香りを学ぶことは、
自分自身をより深く知ること
子どものころから、人を笑わせることや人前で何かをするのが好きでした。特にお芝居に興味があったので、街でスカウトされたとき「チャンスかな」と思ってこの世界に飛び込んだんです。Candy Boyはフレンチをテーマにしたエンタテインメント集団で、営業中のカフェを舞台にお芝居、ダンス、歌などのパフォーマンスでお客さまに楽しんでいただいています。ファンの方はSNSなどで公演予定をチェックして来てくださいますが、知らずにカフェに来店された方は、突然始まった僕たちのショーに驚かれることも(笑)。そうした即興の要素も楽しんでもらえれば、と思っています。
Candy Boyメンバー(中央が奥谷さん)
メンバーは一人ひとり“特技”を持っていて、僕の場合はアロマとコーヒーが強み。もともと鼻が敏感で、中学、高校と続けていたバスケットボール部の部室にユニフォームや着替えが散らばっていても、誰のものか匂いで分かったほど(笑)。だから繊細な香りの違いがキーとなるアロマやコーヒーについて学んでいると、自分でもまだ気づいていない能力や感覚が呼び覚まされる気がして……。「もっと知りたい」と思い、どんどんはまっていきました。
知識がつながって、
パフォーマンス力もアップ
アロマテラピー資格の勉強を通して、歴史上の人物とアロマにまつわるエピソードや、昔の人々がどんな風に暮らしの中にアロマを取り入れてきたのかを知り、本当に奥が深いなと感じています。フランスは香りの文化が深く根付いているので、フレンチをテーマに活動してきたCandy Boyの経験とアロマの知識がつながる瞬間も。それがパフォーマンスにもいい影響を与えてくれていると思っています。資格を取得してからは、「この小さな精油瓶の中には植物のすごいパワーが入っているんだな」と、ちょっと値段が高くても納得するようになり、より一層大切に扱うようになりました。

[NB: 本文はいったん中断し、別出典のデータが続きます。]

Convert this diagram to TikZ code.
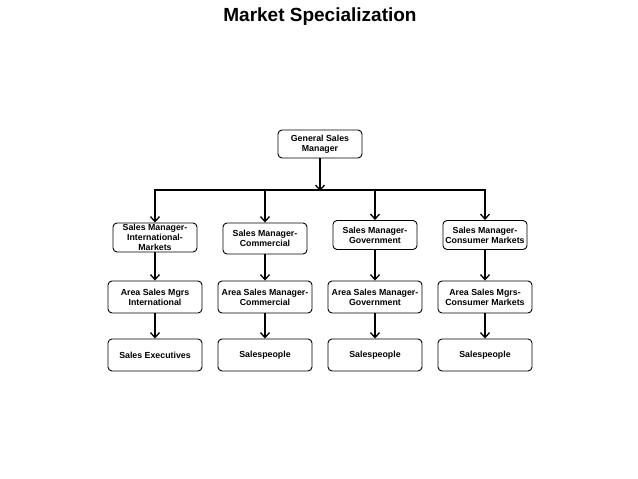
\documentclass[tikz,border=0pt]{standalone}
\usepackage{fontspec}
\setmainfont{Liberation Sans}
\usetikzlibrary{arrows.meta}

\begin{document}
\begin{tikzpicture}[x=1pt, y=-1pt, line join=round, >={Straight Barb[length=5pt, width=9pt, line width=1.3pt]},
    box/.style={draw, line width=0.9pt, rounded corners=4pt, align=center, inner xsep=1pt, inner ysep=0pt,
        font=\fontsize{8.8}{10}\selectfont\bfseries},
    mgr/.style={box, minimum width=84pt, minimum height=29pt},
    area/.style={box, minimum width=94pt, minimum height=32pt},
    link/.style={line width=1.8pt, ->}]
    \useasboundingbox (0,0) rectangle (638,479);
    \node[font=\fontsize{19}{22}\selectfont\bfseries] (title) at (320,17) {Market Specialization};
    % top
    \node[box, minimum width=84pt, minimum height=28pt] (gsm) at (320,144) {General Sales\\Manager};
    \path
    (320,190) coordinate (bus)
    (155,190) coordinate (busL)
    (485,190) coordinate (busR)
    ;
    % managers
    \node[mgr] (smi) at (155,237.5) {Sales Manager-\\International-\\Markets};
    \node[mgr, minimum height=31pt] (smc) at (265,238.5) {Sales Manager-\\Commercial};
    \node[mgr] (smg) at (375,235) {Sales Manager-\\Government};
    \node[mgr] (smcm) at (485,235) {Sales Manager-\\Consumer Markets};
    % area managers
    \node[area] (asi) at (155,297) {Area Sales Mgrs\\International};
    \node[area] (asc) at (265,297) {Area Sales Manager-\\Commercial};
    \node[area] (asg) at (375,297) {Area Sales Manager-\\Government};
    \node[area] (ascm) at (485,297) {Area Sales Mgrs-\\Consumer Markets};
    % sales force
    \node[area] (sei) at (155,355) {Sales Executives};
    \node[area] (spc) at (265,355) {Salespeople};
    \node[area] (spg) at (375,355) {Salespeople};
    \node[area] (spcm) at (485,355) {Salespeople};

    \draw[line width=1.8pt, line cap=rect] (busL) -- (busR);
    \draw[line width=2.8pt, ->] (gsm) -- ([yshift=-1pt]bus);
    \foreach \i in {smi, smc, smg, smcm}{
        \draw[link] (\i |- bus) -- (\i);
    }
    \foreach \i/\j in {smi/asi, smc/asc, smg/asg, smcm/ascm, asi/sei, asc/spc, asg/spg, ascm/spcm}{
        \draw[link] (\i) -- (\j);
    }
\end{tikzpicture}
\end{document}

好きでよく使う精油は、ベルガモットやレモングラスなどの爽やかな香り。寝室ではスイートオレンジを香らせると、気持ちが落ち着きよく眠れます。「よし、これから仕事を頑張るぞ」というときは、グレープフルーツ精油で気持ちを切り替えて。グレープフルーツ精油には光毒性※があるので、外出前には肌につかないように気をつけながら香りを楽しんでいます。こうした知識も資格の勉強をしたからこそ知ることができたので、正しい知識を持つことは大切だなと改めて思いますね。

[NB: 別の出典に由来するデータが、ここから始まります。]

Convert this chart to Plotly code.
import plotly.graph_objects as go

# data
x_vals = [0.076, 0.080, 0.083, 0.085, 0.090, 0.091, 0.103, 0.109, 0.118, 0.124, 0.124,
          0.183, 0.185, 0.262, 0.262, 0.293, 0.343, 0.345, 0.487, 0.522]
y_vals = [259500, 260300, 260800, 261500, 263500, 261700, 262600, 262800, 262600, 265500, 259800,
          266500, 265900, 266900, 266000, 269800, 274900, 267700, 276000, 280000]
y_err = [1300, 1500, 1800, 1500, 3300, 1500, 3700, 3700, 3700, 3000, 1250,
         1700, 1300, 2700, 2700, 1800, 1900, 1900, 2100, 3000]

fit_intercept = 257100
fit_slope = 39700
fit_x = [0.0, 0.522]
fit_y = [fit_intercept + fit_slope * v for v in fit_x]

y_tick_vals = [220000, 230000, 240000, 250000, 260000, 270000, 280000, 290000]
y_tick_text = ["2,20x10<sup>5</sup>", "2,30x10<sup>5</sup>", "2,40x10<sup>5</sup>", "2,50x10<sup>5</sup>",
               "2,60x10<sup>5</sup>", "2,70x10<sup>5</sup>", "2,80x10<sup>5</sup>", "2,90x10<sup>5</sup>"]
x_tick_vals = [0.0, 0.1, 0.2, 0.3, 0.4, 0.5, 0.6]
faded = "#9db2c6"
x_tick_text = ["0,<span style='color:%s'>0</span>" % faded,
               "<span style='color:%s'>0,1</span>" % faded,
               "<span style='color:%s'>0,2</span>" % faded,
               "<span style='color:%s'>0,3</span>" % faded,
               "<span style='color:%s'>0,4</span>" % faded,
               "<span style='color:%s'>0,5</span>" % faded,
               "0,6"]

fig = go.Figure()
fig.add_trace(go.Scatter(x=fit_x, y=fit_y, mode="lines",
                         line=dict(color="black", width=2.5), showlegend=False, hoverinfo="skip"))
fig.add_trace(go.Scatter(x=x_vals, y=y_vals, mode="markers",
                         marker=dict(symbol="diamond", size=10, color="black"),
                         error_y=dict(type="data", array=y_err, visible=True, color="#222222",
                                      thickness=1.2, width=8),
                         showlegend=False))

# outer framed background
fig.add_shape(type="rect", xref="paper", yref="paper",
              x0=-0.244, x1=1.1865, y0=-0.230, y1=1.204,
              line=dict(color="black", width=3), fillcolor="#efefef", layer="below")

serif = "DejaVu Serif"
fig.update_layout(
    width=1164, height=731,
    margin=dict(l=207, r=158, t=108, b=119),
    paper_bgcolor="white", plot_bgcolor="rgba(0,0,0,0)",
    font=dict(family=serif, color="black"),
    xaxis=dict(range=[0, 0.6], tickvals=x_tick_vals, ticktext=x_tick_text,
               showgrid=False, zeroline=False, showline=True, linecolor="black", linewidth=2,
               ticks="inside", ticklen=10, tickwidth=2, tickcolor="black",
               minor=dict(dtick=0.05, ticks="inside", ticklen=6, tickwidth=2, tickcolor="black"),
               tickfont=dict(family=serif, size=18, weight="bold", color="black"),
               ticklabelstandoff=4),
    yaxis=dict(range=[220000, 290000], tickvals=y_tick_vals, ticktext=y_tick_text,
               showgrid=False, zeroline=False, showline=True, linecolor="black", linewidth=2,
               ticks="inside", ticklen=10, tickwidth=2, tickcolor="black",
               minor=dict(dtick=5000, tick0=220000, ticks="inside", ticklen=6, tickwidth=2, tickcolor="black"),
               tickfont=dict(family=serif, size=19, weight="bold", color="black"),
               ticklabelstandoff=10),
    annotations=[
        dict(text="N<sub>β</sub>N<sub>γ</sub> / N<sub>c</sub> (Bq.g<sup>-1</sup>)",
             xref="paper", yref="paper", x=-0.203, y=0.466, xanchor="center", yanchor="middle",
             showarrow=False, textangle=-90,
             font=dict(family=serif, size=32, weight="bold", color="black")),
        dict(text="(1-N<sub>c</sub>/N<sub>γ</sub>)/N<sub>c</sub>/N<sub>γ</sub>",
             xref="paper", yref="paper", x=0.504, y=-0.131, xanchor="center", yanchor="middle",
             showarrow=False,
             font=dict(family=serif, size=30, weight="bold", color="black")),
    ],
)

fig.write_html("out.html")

※光毒性…(一部の精油などに含まれる)特定の成分が紫外線に反応して色素沈着(シミ)や炎症など皮膚トラブルを起こすこと。
アロマでチャレンジしてみたい、
あんなこと、こんなこと
カフェでパフォーマンスする際、僕が香りで空間をプロデュースすることもあります。お客さまの顔を思い浮かべながら、どんな香りが盛り上がるかなと考えるとワクワクしますね。以前、僕に初めてアロマのことを教えてくださった講師の方が、「壁に貼られた写真からインスピレーションを得て香りで表現する」という個展を開催されていて、とても興味深く感じたのを覚えています。僕も写真を撮るのが好きでSNSにアップしているので、いつか写真とアロマを組み合わせたインスタレーションなどにも挑戦してみたいです。
また、アロマとスポーツの組み合わせにも大きな可能性を感じています。僕自身、学生時代に選手としてバスケットボールの試合に出ていたとき、筋肉のクールダウンによくマッサージをしてもらっていました。そうしたケアにアロマが加われば、よりよいパフォーマンスにつながると思うんです。現在、当時のバスケ仲間のひとりが日本代表として活躍しているので、機会があれば、アロマを通して大好きなバスケットボールと関わって選手を支える活動もしてみたいですね。
そんな夢や想いを実際に形にしていくためには、アロマの勉強も経験も、まだまだ足りないと感じています。僕のインスタグラムやブログを見てアロマに興味を持つファンの方もいらっしゃるので、これからもみんなと一緒に学び続けて成長していきたいです。